Closed andyross closed 6 years ago

andyross commented 6 years ago

In some cases (though apparently not all) the new asm2 code on esp32 is failing in situations where it is asked to switch back to a previously-interrupted thread from an otherwise working one. See https://github.com/zephyrproject-rtos/zephyr/issues/6339 for one report.

The most common case happens with the idle thread, which will be correctly interrupted and switched away from (e.g. a timer interrupt will wake up a blocked thread), but then the system will hang (or sometimes report a spurious exception) when switching back into idle.

There's a heisenbug quality to this too, where calling printk() inside the interrupt handler will magically "fix" the problem. My current theory is that the window spill code is broken somehow: calling into a complicated handler like printk() will flush the register windows for us and make the spill code a noop. The spill code is different between ESP-32 (which has 64 registers) and qemu (32), which might explain the difference.

This also is consistent with the "failure on switch back to idle" behavior -- a bad spill would only affect the old thread and not the new one.

locomuco commented 6 years ago

@andyross what ESP32 toolchain version is currently supported by zephyr? the documentation always points to the latest esp32 toolchain

andyross commented 6 years ago

Got it. It wasn't the spill code, which had a decent unit test and was pretty simple. It wasn't the cross-stack call code, which was likewise testable in isolation but a little more subtle. It was the really obvious-looking glue between the two. Cross-stack calls return with the stack pointer still pointing to the restore area, which lives below the interrupted stack. But the register spills need the stack pointer to point to the actual function that got interrupted, otherwise its CALLER (xtensa register windows are kinda crazy) will spill to the wrong spot.

Turns out qemu never managed to hit this case because it has half as many windowed registers as ESP-32.

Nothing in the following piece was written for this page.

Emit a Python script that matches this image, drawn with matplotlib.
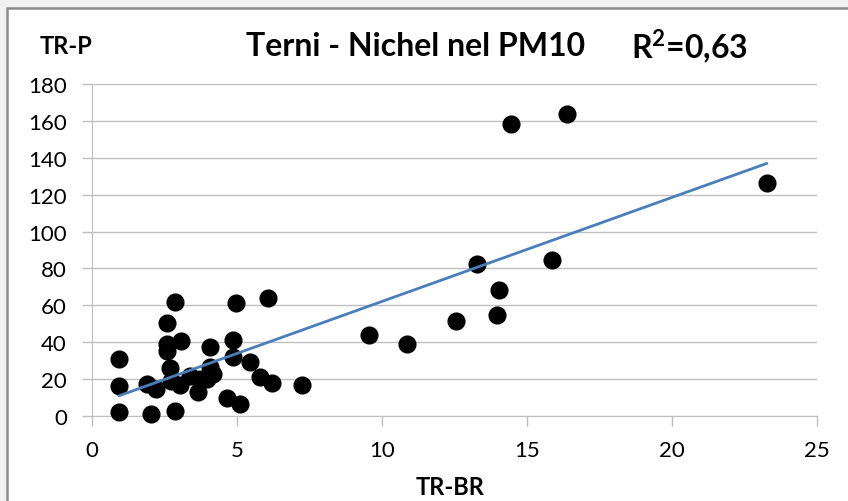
import numpy as np
import matplotlib.pyplot as plt
from matplotlib.patches import Rectangle

# Terni - Nichel nel PM10: TR-BR (x) vs TR-P (y)
tr_br = [0.94, 0.94, 0.94, 1.88, 2.2, 2.05, 2.86, 2.57, 2.57, 2.57,
         3.06, 2.69, 2.74, 3.03, 3.37, 3.72, 3.66, 2.86, 4.06, 4.06,
         4.18, 3.95, 4.87, 4.87, 4.98, 4.64, 5.1, 5.44, 5.78, 6.19,
         6.07, 7.25, 9.55, 10.87, 12.56, 13.96, 14.05, 13.27, 15.85, 14.45,
         16.37, 23.26]
tr_p = [31, 16, 2.3, 17.4, 14.7, 1, 61.8, 50.4, 39, 35.5,
        40.8, 25.9, 19.2, 16.9, 21.9, 20, 12.9, 2.9, 37.3, 26.5,
        22.8, 20, 41, 32, 61, 9.8, 6.5, 29.2, 21, 17.9,
        64, 16.9, 43.7, 39.2, 51.5, 54.6, 68.1, 82.6, 84.5, 158.2,
        163.8, 126.5]
x_ticks = [0, 5, 10, 15, 20, 25]
y_ticks = [0, 20, 40, 60, 80, 100, 120, 140, 160, 180]

plt.rcParams['font.family'] = ['Lato', 'DejaVu Sans']

fig = plt.figure(figsize=(8.48, 5.02), dpi=100)
fig.patch.set_facecolor('#f0f0f0')
# area bianca del grafico con bordo grigio
fig.patches.append(Rectangle((7 / 848, -0.05), 1.05, (502 - 9) / 502 + 0.05,
                             transform=fig.transFigure, facecolor='white',
                             edgecolor='#8c8c8c', linewidth=1.8, zorder=-1))

ax = fig.add_axes([92 / 848, (502 - 417) / 502, (817 - 92) / 848, (417 - 85) / 502])
ax.set_zorder(2)
ax.set_facecolor('none')
ax.set_xlim(0, 25)
ax.set_ylim(0, 180)
ax.set_xticks(x_ticks)
ax.set_yticks(y_ticks)

for s in ['top', 'right']:
    ax.spines[s].set_visible(False)
ax.spines['left'].set_color('#bfbfbf')
ax.spines['bottom'].set_color('#bfbfbf')
ax.yaxis.grid(True, color='#bfbfbf', linewidth=1)
ax.set_axisbelow(True)
ax.tick_params(axis='both', colors='#bfbfbf', labelcolor='black', labelsize=16,
               length=7, width=1)
ax.tick_params(axis='y', pad=11)
ax.tick_params(axis='x', pad=10)

ax.scatter(tr_br, tr_p, s=145, color='black', zorder=3, clip_on=False)

# linea di tendenza lineare
k, q = np.polyfit(tr_br, tr_p, 1)
xs = np.array([min(tr_br), max(tr_br)])
ax.plot(xs, k * xs + q, color='#4a7ebb', linewidth=2, zorder=4)

fig.text(40 / 848, 1 - 47 / 502, 'TR-P', fontsize=17, fontweight='bold', va='center')
fig.text(450 / 848, 1 - 488 / 502, 'TR-BR', fontsize=17, fontweight='bold',
         ha='center', va='center')
fig.text(416 / 848, 1 - 47 / 502, 'Terni - Nichel nel PM10', fontsize=23,
         fontweight='bold', ha='center', va='center')
fig.text(690 / 848, 1 - 47 / 502, r'R$^\mathregular{2}$=0,63', fontsize=23,
         fontweight='bold', ha='center', va='center')

fig.savefig('out.png', dpi=100, facecolor=fig.get_facecolor())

andyross commented 6 years ago

@locomuco Sorry, missed your question. We support only the official SDK toolchain from Esspressif on ESP-32. @lpereira can give more context, but broadly Xtensa toolchains are not portable between targets, they are hard-configured to assume specific hardware features. Part of the output of their CPU generator is an "overlay" source package you have to apply to a specific version of binutils/gcc, making a generic toolchain really hard to manage.